Anyway: phyllo dough pie crust. Oh man, this is a corker of an idea. Astonishing! It’s so ridiculously easy I’m ashamed of it and turned on by it all at the same time. It was a slow burn, too. At first I was all, meh, okay. Sure. And then the true gravity of the idea pressed down on me.
It really is nothing more than:
- Don’t even bother with a bottom crust, just dump the filling into a pie pan.
- For the crust, brush sheets of phyllo dough with butter, sprinkle them with sugar and then roll them into sloppy tubes. Sprial these tubes around in circles to cover the top of the pie.
- The circle part isn’t important, you can do whatever structure you want — lattice maybe?!
- Brush top with more butter and sugar, bake for an hour.

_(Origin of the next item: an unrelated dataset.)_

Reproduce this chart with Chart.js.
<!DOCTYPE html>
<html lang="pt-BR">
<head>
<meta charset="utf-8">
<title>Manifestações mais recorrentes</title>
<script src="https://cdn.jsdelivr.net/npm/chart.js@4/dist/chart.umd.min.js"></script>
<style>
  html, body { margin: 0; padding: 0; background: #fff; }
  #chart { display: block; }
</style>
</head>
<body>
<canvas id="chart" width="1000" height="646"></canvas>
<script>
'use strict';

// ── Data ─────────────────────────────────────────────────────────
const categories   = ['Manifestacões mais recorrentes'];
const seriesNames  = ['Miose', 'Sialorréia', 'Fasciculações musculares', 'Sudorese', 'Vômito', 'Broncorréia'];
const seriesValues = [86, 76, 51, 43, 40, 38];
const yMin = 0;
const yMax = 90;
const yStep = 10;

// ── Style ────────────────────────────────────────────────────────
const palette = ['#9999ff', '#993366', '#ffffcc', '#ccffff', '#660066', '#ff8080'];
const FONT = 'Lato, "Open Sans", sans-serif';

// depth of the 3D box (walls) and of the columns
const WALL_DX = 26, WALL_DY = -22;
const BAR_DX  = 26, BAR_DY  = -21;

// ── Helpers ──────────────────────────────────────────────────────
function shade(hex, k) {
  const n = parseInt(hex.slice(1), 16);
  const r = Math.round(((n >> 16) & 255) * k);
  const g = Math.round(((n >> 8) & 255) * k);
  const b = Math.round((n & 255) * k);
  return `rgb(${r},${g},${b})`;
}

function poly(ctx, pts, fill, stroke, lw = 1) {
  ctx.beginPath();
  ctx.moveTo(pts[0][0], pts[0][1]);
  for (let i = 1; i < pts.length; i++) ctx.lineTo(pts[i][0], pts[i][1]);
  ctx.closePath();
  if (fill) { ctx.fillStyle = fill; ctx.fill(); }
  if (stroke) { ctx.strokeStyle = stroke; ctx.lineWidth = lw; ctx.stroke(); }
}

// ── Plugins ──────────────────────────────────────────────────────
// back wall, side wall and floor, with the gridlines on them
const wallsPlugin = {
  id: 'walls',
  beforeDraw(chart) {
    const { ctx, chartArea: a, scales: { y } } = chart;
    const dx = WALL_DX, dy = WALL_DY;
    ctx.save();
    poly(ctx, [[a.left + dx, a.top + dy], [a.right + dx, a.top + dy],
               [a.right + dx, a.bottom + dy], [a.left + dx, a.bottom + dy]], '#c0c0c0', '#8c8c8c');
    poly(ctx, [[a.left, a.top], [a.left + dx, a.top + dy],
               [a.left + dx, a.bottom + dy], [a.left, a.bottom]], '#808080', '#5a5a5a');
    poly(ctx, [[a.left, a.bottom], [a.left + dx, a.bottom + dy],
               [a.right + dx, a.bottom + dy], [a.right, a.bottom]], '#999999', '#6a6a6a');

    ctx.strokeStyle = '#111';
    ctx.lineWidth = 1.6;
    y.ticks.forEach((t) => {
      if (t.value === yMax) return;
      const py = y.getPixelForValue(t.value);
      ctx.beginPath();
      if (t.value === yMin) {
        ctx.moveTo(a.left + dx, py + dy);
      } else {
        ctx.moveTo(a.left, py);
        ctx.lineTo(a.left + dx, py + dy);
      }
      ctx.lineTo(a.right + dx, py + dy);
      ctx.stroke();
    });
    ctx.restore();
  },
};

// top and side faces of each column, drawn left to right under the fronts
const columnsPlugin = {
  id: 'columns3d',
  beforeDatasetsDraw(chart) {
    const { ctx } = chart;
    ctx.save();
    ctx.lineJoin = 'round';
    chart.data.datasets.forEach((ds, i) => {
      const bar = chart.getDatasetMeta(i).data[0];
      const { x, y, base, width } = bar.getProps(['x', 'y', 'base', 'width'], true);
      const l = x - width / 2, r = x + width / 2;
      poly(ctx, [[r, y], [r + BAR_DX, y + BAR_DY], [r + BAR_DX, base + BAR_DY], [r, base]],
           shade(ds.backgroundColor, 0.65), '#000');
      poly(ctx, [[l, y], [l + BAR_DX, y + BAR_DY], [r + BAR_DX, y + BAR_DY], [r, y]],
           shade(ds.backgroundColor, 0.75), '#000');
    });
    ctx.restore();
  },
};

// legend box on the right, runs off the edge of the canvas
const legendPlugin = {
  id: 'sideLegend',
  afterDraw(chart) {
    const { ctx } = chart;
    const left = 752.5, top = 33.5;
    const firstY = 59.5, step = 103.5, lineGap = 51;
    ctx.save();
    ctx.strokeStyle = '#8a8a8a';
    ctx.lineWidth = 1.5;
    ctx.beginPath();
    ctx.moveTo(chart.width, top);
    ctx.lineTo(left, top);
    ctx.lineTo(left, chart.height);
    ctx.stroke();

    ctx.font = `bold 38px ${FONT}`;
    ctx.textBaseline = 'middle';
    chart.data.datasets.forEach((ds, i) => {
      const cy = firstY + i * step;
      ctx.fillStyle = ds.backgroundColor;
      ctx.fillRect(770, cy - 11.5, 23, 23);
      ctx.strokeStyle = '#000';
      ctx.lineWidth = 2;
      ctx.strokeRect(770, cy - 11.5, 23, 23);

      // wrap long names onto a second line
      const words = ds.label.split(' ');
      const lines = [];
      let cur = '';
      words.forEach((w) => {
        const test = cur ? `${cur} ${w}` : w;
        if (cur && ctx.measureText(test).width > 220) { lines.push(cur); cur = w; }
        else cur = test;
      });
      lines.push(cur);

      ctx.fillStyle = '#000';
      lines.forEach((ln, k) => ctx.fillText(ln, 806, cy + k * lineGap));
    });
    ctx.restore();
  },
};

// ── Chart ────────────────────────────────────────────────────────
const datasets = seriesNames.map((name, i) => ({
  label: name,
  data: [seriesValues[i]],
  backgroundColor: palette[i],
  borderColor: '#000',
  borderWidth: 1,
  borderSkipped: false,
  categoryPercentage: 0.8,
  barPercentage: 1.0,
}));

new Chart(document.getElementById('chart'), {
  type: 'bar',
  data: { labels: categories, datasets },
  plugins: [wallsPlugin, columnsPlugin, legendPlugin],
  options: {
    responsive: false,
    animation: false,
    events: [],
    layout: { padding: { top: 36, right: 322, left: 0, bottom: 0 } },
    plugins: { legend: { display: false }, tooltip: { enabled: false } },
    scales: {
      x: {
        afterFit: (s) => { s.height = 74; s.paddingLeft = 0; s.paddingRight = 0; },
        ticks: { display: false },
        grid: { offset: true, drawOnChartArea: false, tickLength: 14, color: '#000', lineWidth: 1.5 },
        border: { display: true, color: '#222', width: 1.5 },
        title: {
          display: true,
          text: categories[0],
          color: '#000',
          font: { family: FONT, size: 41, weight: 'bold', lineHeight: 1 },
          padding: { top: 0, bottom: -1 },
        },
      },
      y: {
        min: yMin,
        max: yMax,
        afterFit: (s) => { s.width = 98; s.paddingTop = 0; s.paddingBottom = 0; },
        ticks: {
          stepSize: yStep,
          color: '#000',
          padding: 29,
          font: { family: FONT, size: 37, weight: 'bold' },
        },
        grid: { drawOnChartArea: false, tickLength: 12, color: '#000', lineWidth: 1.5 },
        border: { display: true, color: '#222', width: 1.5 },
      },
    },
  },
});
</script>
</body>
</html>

- Revel at the madness of it all.
The result is everything you want in a pie, minus the part where you have to make pie crust. It’s buttery, crispy and flaky and the worst part of the whole process is having to wash butter out of your pastry brush afterward. A box of phyllo should never run more than $5 and makes four pies. The total fat content is 1/4 of a normal pie crust. The phyllo cannot be ruined by heat or humidity.
Do you see where I’m going with this? I’m not saying it’s better than traditional pie, but fucking hell, you guys. I mean, honestly the single downside is that the phyllo gets soft by the next day. I mean, I guess it’s a downside; I just told you you’d have to eat the whole thing in one day.

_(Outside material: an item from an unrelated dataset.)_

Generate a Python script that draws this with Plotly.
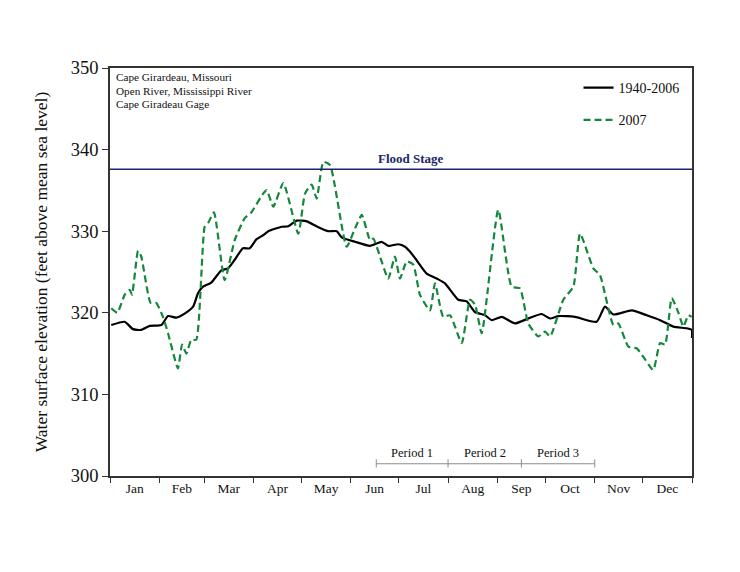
import numpy as np
import pandas as pd
import plotly.graph_objects as go

# ---- data (day of year from Jan 1, 2007 ; elevation in feet) ----
hist_days = [0.8, 9.2, 14.4, 19.6, 24.9, 32.2, 36.4, 41.6, 46.8, 52.1, 55.2, 58.3, 63.5, 69.8,
             74.0, 78.2, 83.4, 87.6, 91.8, 96.0, 99.3, 107.7, 111.8, 117.1, 123.4, 129.6, 136.9,
             142.2, 145.3, 153.7, 163.1, 170.4, 174.5, 180.8, 185.0, 188.1, 191.3, 198.6, 205.9,
             210.1, 218.4, 223.7, 228.9, 235.2, 239.4, 245.7, 254.0, 262.3, 270.7, 276.0, 281.2,
             291.6, 305.2, 310.4, 315.7, 327.2, 336.6, 345.0, 353.3, 361.7, 364.8, 365.0]
hist_vals = [318.5, 318.9, 318.0, 317.9, 318.4, 318.5, 319.6, 319.4, 319.9, 320.75, 322.4, 323.2,
             323.7, 325.2, 325.45, 326.5, 327.9, 327.9, 329.0, 329.5, 330.0, 330.55, 330.6, 331.3,
             331.2, 330.6, 330.0, 330.0, 329.25, 328.7, 328.2, 328.7, 328.2, 328.4, 328.1, 327.5,
             326.7, 324.8, 324.1, 323.6, 321.6, 321.4, 320.1, 319.7, 319.1, 319.5, 318.7, 319.3,
             319.85, 319.3, 319.6, 319.5, 318.9, 320.75, 319.8, 320.3, 319.7, 319.1, 318.3, 318.1,
             317.9, 316.9]

y2007_days = [0.8, 4.6, 9.2, 12.4, 13.8, 17.6, 19.6, 25.5, 29.0, 33.2, 36.4, 42.6, 45.2, 47.9,
              51.0, 54.1, 59.4, 61.5, 65.2, 71.9, 78.2, 84.5, 88.6, 96.0, 98.3, 102.4, 108.7,
              118.1, 122.3, 126.5, 129.6, 133.8, 138.0, 148.4, 153.7, 157.9, 163.1, 165.1, 174.5,
              178.7, 181.9, 186.1, 190.2, 194.4, 200.7, 203.8, 209.0, 213.2, 220.6, 225.8, 228.9,
              233.1, 243.5, 251.9, 257.1, 262.3, 268.6, 272.8, 276.0, 284.3, 290.6, 294.8, 303.1,
              307.3, 315.7, 318.8, 325.1, 330.3, 334.5, 340.7, 345.0, 348.1, 352.3, 356.5, 359.6,
              362.7, 364.8]
y2007_vals = [320.55, 320.0, 322.2, 322.8, 322.2, 327.6, 326.9, 321.2, 321.2, 319.5, 317.5, 313.2,
              316.1, 315.0, 316.7, 316.7, 330.55, 331.0, 332.3, 324.0, 328.9, 331.6, 332.3, 334.6,
              335.05, 333.0, 335.9, 329.7, 334.6, 335.7, 334.0, 338.5, 338.1, 328.1, 330.35, 332.0,
              328.9, 329.1, 324.2, 326.9, 324.2, 326.3, 325.9, 322.2, 320.3, 323.6, 319.5, 319.7,
              316.3, 321.6, 321.0, 317.5, 332.6, 323.2, 323.0, 318.7, 317.1, 317.7, 317.1, 321.6,
              323.2, 329.7, 325.45, 324.6, 318.5, 318.7, 315.85, 315.65, 314.6, 313.0, 316.3,
              316.1, 321.8, 320.0, 318.3, 319.7, 319.5]

flood_stage = 337.6
period_labels = ["Period 1", "Period 2", "Period 3"]
period_bounds = ["2007-06-17", "2007-08-01", "2007-09-16", "2007-11-01"]
info_lines = ["Cape Girardeau, Missouri", "Open River, Mississippi River", "Cape Giradeau Gage"]

start = pd.Timestamp("2007-01-01")
def to_dates(days):
    return start + pd.to_timedelta(np.array(days), unit="D")

FONT = "Liberation Serif, Times New Roman, serif"
GREEN = "#14873a"
NAVY = "#1c2766"
GRAY = "#8c8c8c"
TXT = "#111"

fig = go.Figure()
fig.add_trace(go.Scatter(x=to_dates(hist_days), y=hist_vals, mode="lines", name="1940-2006",
                         line=dict(color="black", width=2.2, shape="spline", smoothing=0.5),
                         legendgroup="a"))
fig.add_trace(go.Scatter(x=to_dates(y2007_days), y=y2007_vals, mode="lines", name="2007",
                         line=dict(color=GREEN, width=2.2, dash="7px,4px", shape="spline",
                                   smoothing=0.5),
                         legendgroup="b"))

# flood stage
fig.add_shape(type="line", xref="paper", x0=0, x1=1, yref="y", y0=flood_stage, y1=flood_stage,
              line=dict(color=NAVY, width=1.5))
fig.add_annotation(xref="paper", x=0.517, yref="y", y=flood_stage, yanchor="bottom", yshift=1,
                   text="<b>Flood Stage</b>", showarrow=False,
                   font=dict(family=FONT, size=13, color=NAVY))

# periods
py = 301.5
bd = pd.to_datetime(period_bounds)
fig.add_shape(type="line", xref="x", x0=bd[0], x1=bd[-1], yref="y", y0=py, y1=py,
              line=dict(color=GRAY, width=1))
for b in bd:
    fig.add_shape(type="line", xref="x", x0=b, x1=b, yref="y", y0=py - 0.45, y1=py + 0.55,
                  line=dict(color=GRAY, width=1))
for i, lab in enumerate(period_labels):
    mid = bd[i] + (bd[i + 1] - bd[i]) / 2
    fig.add_annotation(xref="x", x=mid, yref="y", y=py, yanchor="bottom", yshift=2,
                       text=lab, showarrow=False, font=dict(family=FONT, size=12.5, color=TXT))

for i, line in enumerate(info_lines):
    fig.add_annotation(xref="paper", x=0, xshift=4, yref="paper", y=1, yshift=-1 - 13.5 * i,
                       xanchor="left", yanchor="top", align="left",
                       text=line, showarrow=False,
                       font=dict(family=FONT, size=11.2, color=TXT))

fig.update_layout(
    width=740, height=572,
    margin=dict(l=102, r=56, t=60, b=104),
    paper_bgcolor="white", plot_bgcolor="white",
    font=dict(family=FONT, color=TXT),
    showlegend=True,
    legend=dict(x=0.805, xanchor="left", y=0.99, yanchor="top",
                font=dict(family=FONT, size=14, color=TXT), itemwidth=30,
                bgcolor="rgba(0,0,0,0)", tracegroupgap=11, traceorder="grouped"),
    xaxis=dict(range=["2007-01-01", "2008-01-01"], dtick="M1", tick0="2007-01-01",
               tickformat="%b", ticklabelmode="period", ticks="outside", ticklen=5,
               tickcolor="#333", showgrid=False, zeroline=False, ticklabelstandoff=-6,
               showline=True, linecolor="#333", linewidth=1.5, mirror=True,
               tickfont=dict(family=FONT, size=13.5, color=TXT)),
    yaxis=dict(range=[300, 350], dtick=10, ticks="outside", ticklen=6, tickcolor="#333",
               showgrid=False, zeroline=False, showline=True, linecolor="#333", linewidth=1.5,
               mirror=True, tickfont=dict(family=FONT, size=18.5, color=TXT),
               title=dict(text="Water surface elevation (feet above mean sea level)",
                          font=dict(family=FONT, size=17.5, color=TXT), standoff=19)),
)

fig.write_html("out.html")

any fruit filling will work for this pie, though the recipe from the magazine is for a rhubarb-apple pie. i’ve listed my version of that recipe below, but really: replace it with any fruit pie recipe of your choice. a note about phyllo: if you’ve never worked with it, be prepared to be amazed and horrified. it is thinner than tissue paper and somewhat of a bitch to work with, but as long as you keep a sheet of plastic wrap securely over your working pile (they suggest a damp towel, but in my experience unless the towel is BARELY DAMP AT ALL you’ll end up with the top sheet of phyllo dough ruined and stuck to the towel) and remember that it doesn’t really matter what it looks like, then you’ll do fine. oh! and phyllo is found in the freezer section of your grocery store, next to the frozen pie crusts.
for the filling:
6 cups (about 1 3/4 lb.) chopped rhubarb
2 granny smith apples, peeled, cored and diced
1 cup brown sugar
3 Tbsp. instant tapioca pearls
2 Tbsp orange juice (or any fruit juice you have in the fridge)
for the phyllo:
10 sheets phyllo
6 Tbsp butter, melted
- About an hour or so before you begin, remove one sleeve of phyllo dough from the freezer and set it on the counter to thaw.
- In a large bowl, mix together the rhubarb, apples, brown sugar and tapioca. Let it sit for 15 minutes, stirring occasionally to redistribute the sugar and juices. When the 15 minutes are up, dump the fruit into a 9- or 10-inch pie pan.
- Heat oven to 325°.
- Unroll the phyllo on it’s sheet of plastic, but don’t remove it from it. Have a sheet of plastic wrap standing by to drape over the top of the phyllo when you’re not directly pulling a sheet off. Don’t let the stack be exposed to air any longer than necessary – it will suddenly and irreversibly dry out if you do. Brush the sheets of phyllo, one at a time, with a little butter. Not a lot, just enough to more-or-less get it all over. It’s better to have too little than too much butter on it. Sprinkle each sheet with sugar (about a spoonful, no more) and then roll the phyllo up into a fairly loose tube. Do not worry about appearances, it really doesn’t matter.
- Place these tubes as you make them onto the pie filling, in whatever pattern you’d like. Spiraling them around seems easiest. When done, brush the top of the phyllo business with any remaining butter and then sprinkle with another few spoonfuls of sugar.
- Bake pie until bubbling around the edges and when the phyllo has turned a deep, lovely golden brown, about 1 hour.
- Eat all of it within 24 hours or you’ll turn into a Gremlin.